Since each of us was several, there was quite a crowd. Here we have made use of everything that came within range, what was closest as well as fartherest away. (Deleuze & Guattari, in the introduction to A Thousand Plateaus, 3)

Friday, October 7, 2011

A Real Pretend Wagga for Paul Klee

At the opening f the TSA conference in October last year, an invitation was extended to the audience to propose quilts to be added to the collection of the International Quilt Study Centre & Museum. Earlier this year a submission was sent detailing three quilts by Judy McDermott in response to this invitation.

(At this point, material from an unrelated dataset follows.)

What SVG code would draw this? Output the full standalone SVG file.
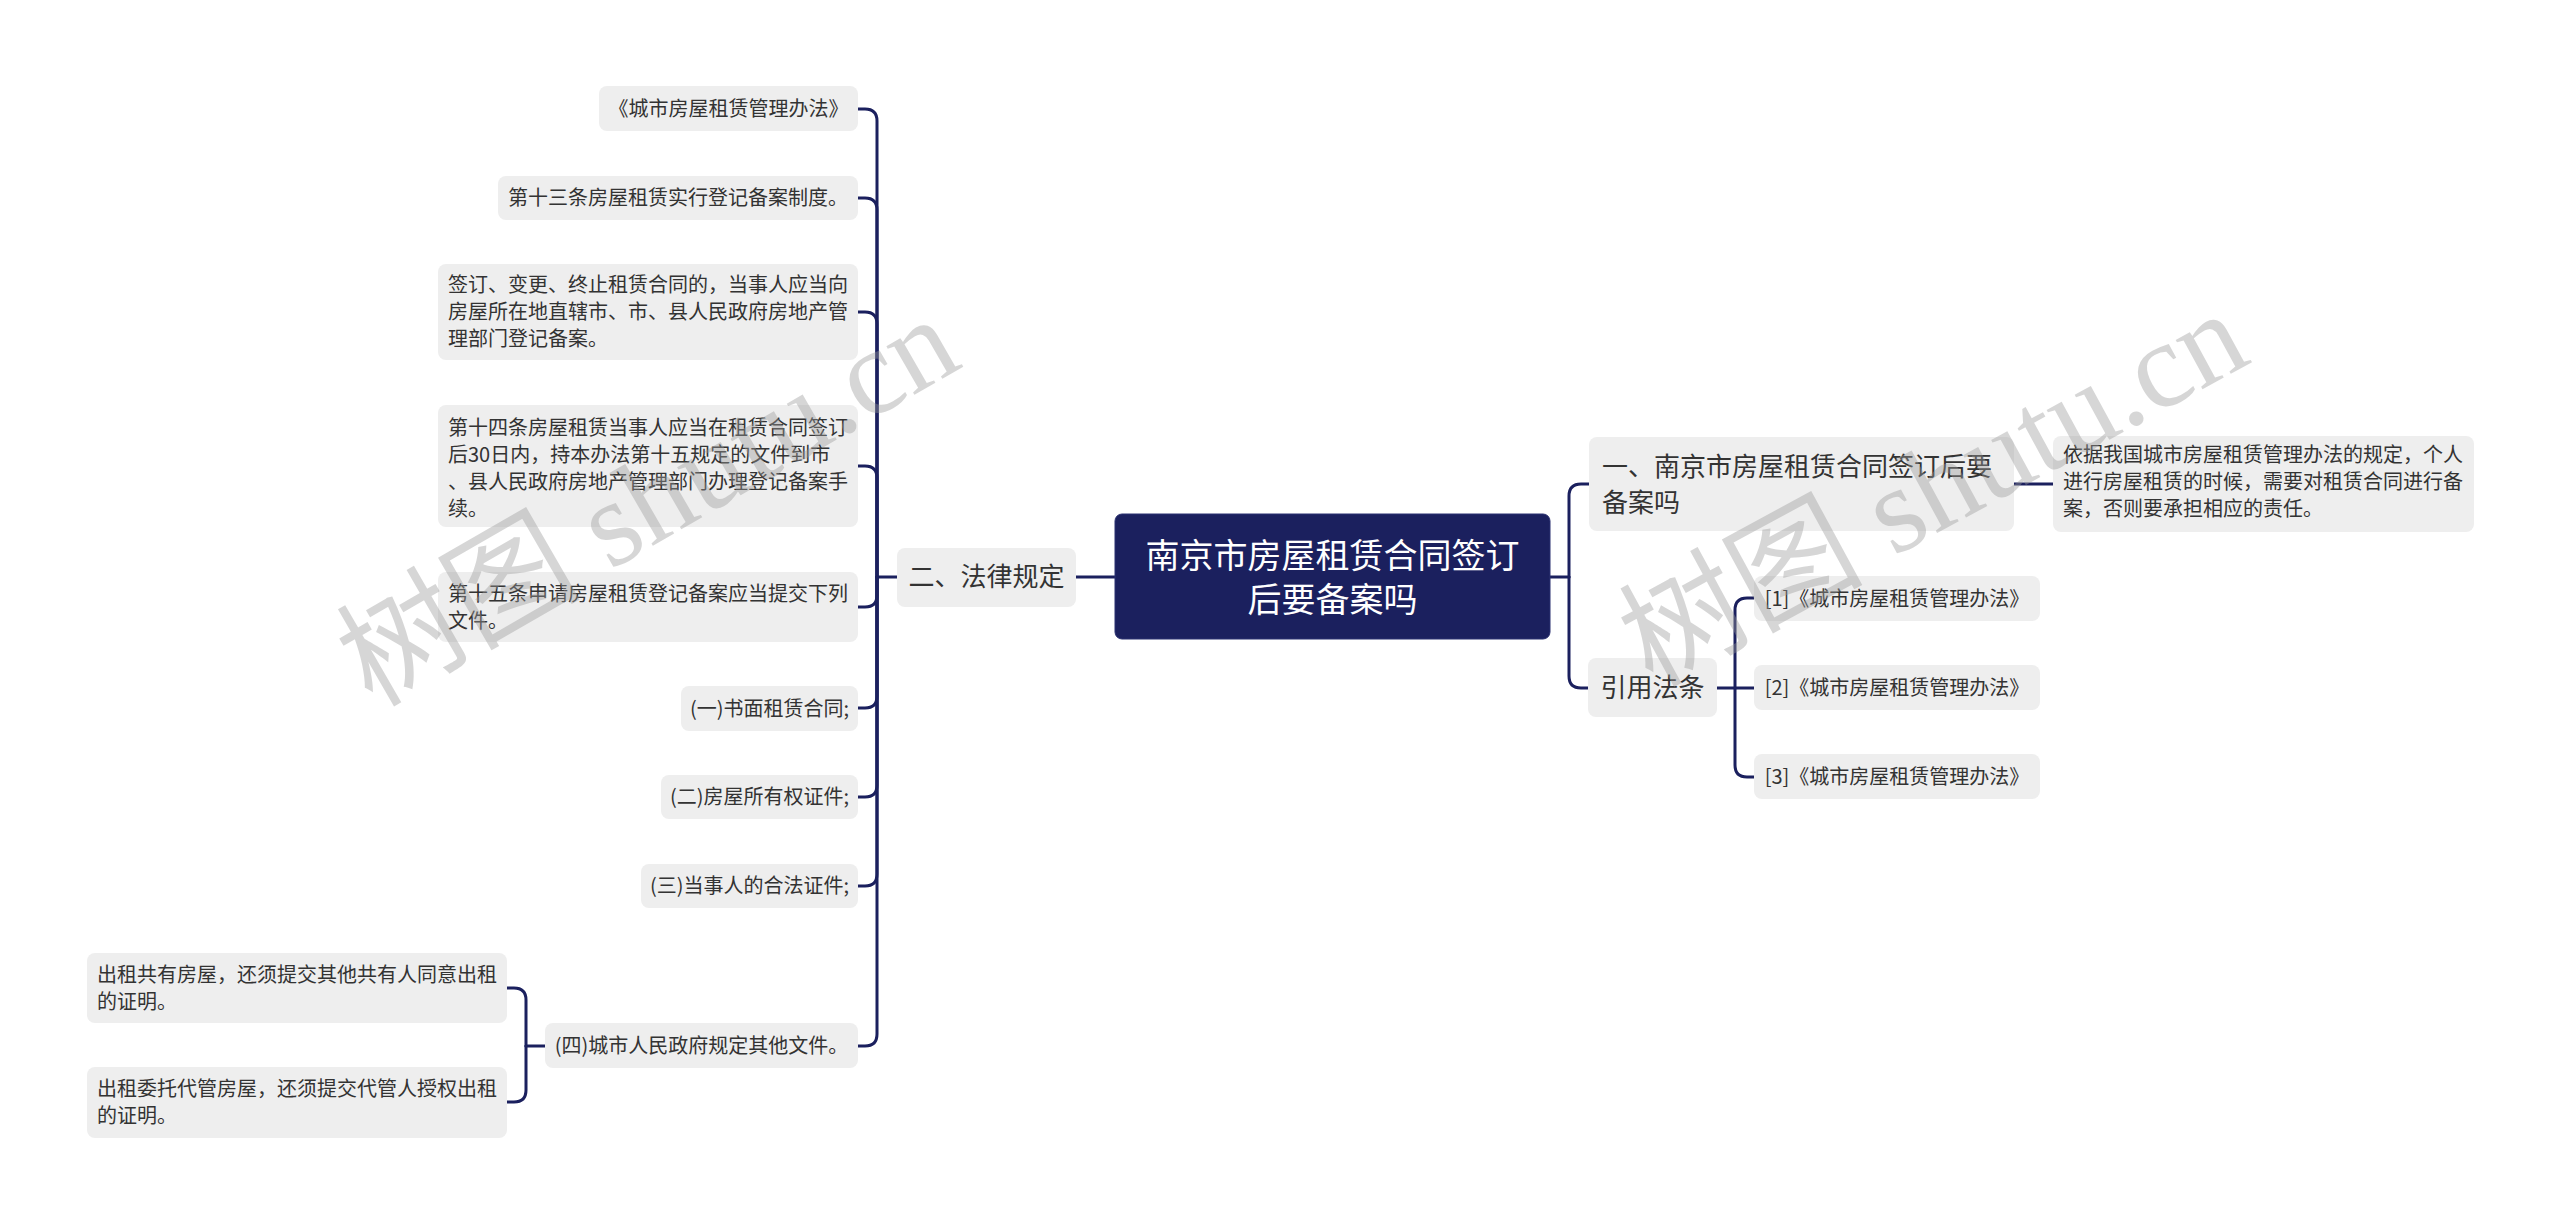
<svg xmlns="http://www.w3.org/2000/svg" width="2560" height="1225" viewBox="0 0 2560 1225">
<style>
.bg{fill:#ffffff}
.n{fill:#eeeeee}
.t{font-family:"Noto Sans CJK SC","Noto Sans",sans-serif;fill:#333333;font-size:20px}
.t1{font-family:"Noto Sans CJK SC","Noto Sans",sans-serif;fill:#333333;font-size:26px}
.c{text-anchor:middle}
.root{fill:#1b205e;stroke:#2a3070;stroke-width:1}
.rt{font-family:"Noto Sans CJK SC","Noto Sans",sans-serif;fill:#ffffff;font-size:34px;text-anchor:middle}
.ln{fill:none;stroke:#1b205e;stroke-width:3;stroke-linecap:round}
.wm{font-family:"Liberation Serif","Noto Sans CJK SC",serif;font-size:122px;fill:#9a9a9a;opacity:0.4}
</style>
<rect class="bg" x="0" y="0" width="2560" height="1225"/>
<g id="connectors">
<path class="ln" d="M1115,577 H1076"/>
<path class="ln" d="M897,577 H877"/>
<path class="ln" d="M877,577 V121 Q877,109 865,109 H858"/>
<path class="ln" d="M877,577 V210 Q877,198 865,198 H858"/>
<path class="ln" d="M877,577 V324 Q877,312 865,312 H858"/>
<path class="ln" d="M877,577 V478 Q877,466 865,466 H858"/>
<path class="ln" d="M877,577 V595 Q877,607 865,607 H858"/>
<path class="ln" d="M877,577 V696 Q877,708 865,708 H858"/>
<path class="ln" d="M877,577 V785 Q877,797 865,797 H858"/>
<path class="ln" d="M877,577 V874 Q877,886 865,886 H858"/>
<path class="ln" d="M877,577 V1034 Q877,1046 865,1046 H858"/>
<path class="ln" d="M545,1046 H526"/>
<path class="ln" d="M526,1046 V1000 Q526,988 514,988 H506"/>
<path class="ln" d="M526,1046 V1090 Q526,1102 514,1102 H506"/>
<path class="ln" d="M1550,577 H1569"/>
<path class="ln" d="M1569,577 V496 Q1569,484 1581,484 H1589"/>
<path class="ln" d="M1569,577 V676 Q1569,688 1581,688 H1588"/>
<path class="ln" d="M2014,484 H2053"/>
<path class="ln" d="M1717,688 H1735"/>
<path class="ln" d="M1735,688 V610 Q1735,598 1747,598 H1754"/>
<path class="ln" d="M1735,688 H1754"/>
<path class="ln" d="M1735,688 V765 Q1735,777 1747,777 H1754"/>
</g>
<g id="root">
<rect class="root" x="1115" y="514" width="435" height="125" rx="7"/>
<text class="rt" x="1332.5" y="568">南京市房屋租赁合同签订</text>
<text class="rt" x="1332.5" y="612">后要备案吗</text>
</g>
<g id="n-falv">
<rect class="n" x="897" y="548" width="179" height="59" rx="8"/>
<text class="t1 c" x="986.5" y="586">二、法律规定</text>
</g>
<g id="n-banfa">
<rect class="n" x="599" y="86" width="259" height="45" rx="8"/>
<text class="t c" x="728.5" y="116">《城市房屋租赁管理办法》</text>
</g>
<g id="n-13">
<rect class="n" x="498" y="176" width="360" height="44" rx="8"/>
<text class="t c" x="678" y="205">第十三条房屋租赁实行登记备案制度。</text>
</g>
<g id="n-qianding">
<rect class="n" x="438" y="264" width="420" height="96" rx="8"/>
<text class="t" x="448" y="292">签订、变更、终止租赁合同的，当事人应当向</text>
<text class="t" x="448" y="319">房屋所在地直辖市、市、县人民政府房地产管</text>
<text class="t" x="448" y="346">理部门登记备案。</text>
</g>
<g id="n-14">
<rect class="n" x="438" y="405" width="420" height="122" rx="8"/>
<text class="t" x="448" y="435">第十四条房屋租赁当事人应当在租赁合同签订</text>
<text class="t" x="448" y="462">后30日内，持本办法第十五规定的文件到市</text>
<text class="t" x="448" y="489">、县人民政府房地产管理部门办理登记备案手</text>
<text class="t" x="448" y="516">续。</text>
</g>
<g id="n-15">
<rect class="n" x="438" y="572" width="420" height="70" rx="8"/>
<text class="t" x="448" y="601">第十五条申请房屋租赁登记备案应当提交下列</text>
<text class="t" x="448" y="628">文件。</text>
</g>
<g id="n-yi">
<rect class="n" x="681" y="686" width="177" height="45" rx="8"/>
<text class="t c" x="769.5" y="716">(一)书面租赁合同;</text>
</g>
<g id="n-er">
<rect class="n" x="661" y="775" width="197" height="44" rx="8"/>
<text class="t c" x="759.5" y="804">(二)房屋所有权证件;</text>
</g>
<g id="n-san">
<rect class="n" x="641" y="864" width="217" height="44" rx="8"/>
<text class="t c" x="749.5" y="893">(三)当事人的合法证件;</text>
</g>
<g id="n-si">
<rect class="n" x="545" y="1023" width="313" height="45" rx="8"/>
<text class="t c" x="701.5" y="1053">(四)城市人民政府规定其他文件。</text>
</g>
<g id="n-gongyou">
<rect class="n" x="87" y="953" width="420" height="70" rx="8"/>
<text class="t" x="97" y="982">出租共有房屋，还须提交其他共有人同意出租</text>
<text class="t" x="97" y="1009">的证明。</text>
</g>
<g id="n-weituo">
<rect class="n" x="87" y="1067" width="420" height="71" rx="8"/>
<text class="t" x="97" y="1096">出租委托代管房屋，还须提交代管人授权出租</text>
<text class="t" x="97" y="1123">的证明。</text>
</g>
<g id="n-nanjing">
<rect class="n" x="1589" y="437" width="425" height="94" rx="8"/>
<text class="t1" x="1602" y="476">一、南京市房屋租赁合同签订后要</text>
<text class="t1" x="1602" y="512">备案吗</text>
</g>
<g id="n-yiju">
<rect class="n" x="2053" y="436" width="421" height="96" rx="8"/>
<text class="t" x="2063" y="462">依据我国城市房屋租赁管理办法的规定，个人</text>
<text class="t" x="2063" y="489">进行房屋租赁的时候，需要对租赁合同进行备</text>
<text class="t" x="2063" y="516">案，否则要承担相应的责任。</text>
</g>
<g id="n-yinyong">
<rect class="n" x="1588" y="658" width="129" height="59" rx="8"/>
<text class="t1 c" x="1652.5" y="697">引用法条</text>
</g>
<g id="n-ref1">
<rect class="n" x="1754" y="576" width="286" height="45" rx="8"/>
<text class="t c" x="1897" y="606">[1]《城市房屋租赁管理办法》</text>
</g>
<g id="n-ref2">
<rect class="n" x="1754" y="665" width="286" height="45" rx="8"/>
<text class="t c" x="1897" y="695">[2]《城市房屋租赁管理办法》</text>
</g>
<g id="n-ref3">
<rect class="n" x="1754" y="754" width="286" height="45" rx="8"/>
<text class="t c" x="1897" y="784">[3]《城市房屋租赁管理办法》</text>
</g>
<g id="watermarks">
<text class="wm" transform="translate(372,708) rotate(-30)">树图 shutu.cn</text>
<text class="wm" transform="translate(1652,688) rotate(-28.5)">树图 shutu.cn</text>
</g>
</svg>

I am excited to report that IQSC have selected A Real Pretend Wagga for Paul Klee (1997) to be part of their collection:

Judy McDermott: A Real Pretend Wagga for Paul Klee (1997)
82 x 122 cm
Wool/acrylic and wool fabrics, machine pieced and hand quilted with hand-dyed silk thread
In Judy's own words:
This quilt is all about colour. What to do with the ferocious orange from the op shop? Add greens, as did Paul Klee in his colour studies. The yellow "makes the orange sing", says Johannes Itten, author of The Art of Colour. A wagga is a traditional Australian quilt or bush blanket made from wheat bags, old clothes, or found scrap materials. Many are cobbled together, although my favourite is 'sewn' with wire.    
(Artist's statement, Quilt National 1999)
Horizontal lines are present in a number of Judy's quilts--in the 'Big House' series as prison bars, in the 'Quilting Hill End ' series as picket fences that
surround the miners' cottages in Hill End, and as a design feature as in this quilt and the number of others in which she experimented with colour.

The quilt contains a vertical line of printed text along its right hand edge:


This reads: ACRYL & BEMBERG MIXED DYED WOOLEN CLOTH 41" X 54 YDS WASHABLE RESIN FINISH MADE IN JAPAN.
The text was part of the original cloth and its inclusion in this quilt is an example of word-play and the many layers of meaning associated with Judy's work: here is a wagga, a term used for a typically Australian style of quilt, yet made up of cloth made in Japan. It will join and produce a lively dialogue with an older (and possibly 'original' and 'authentic' although one could debate it either way!) Australian wagga in the collection.  



A Real Pretend Wagga for Paul Klee was selected for Quilt National in 1999.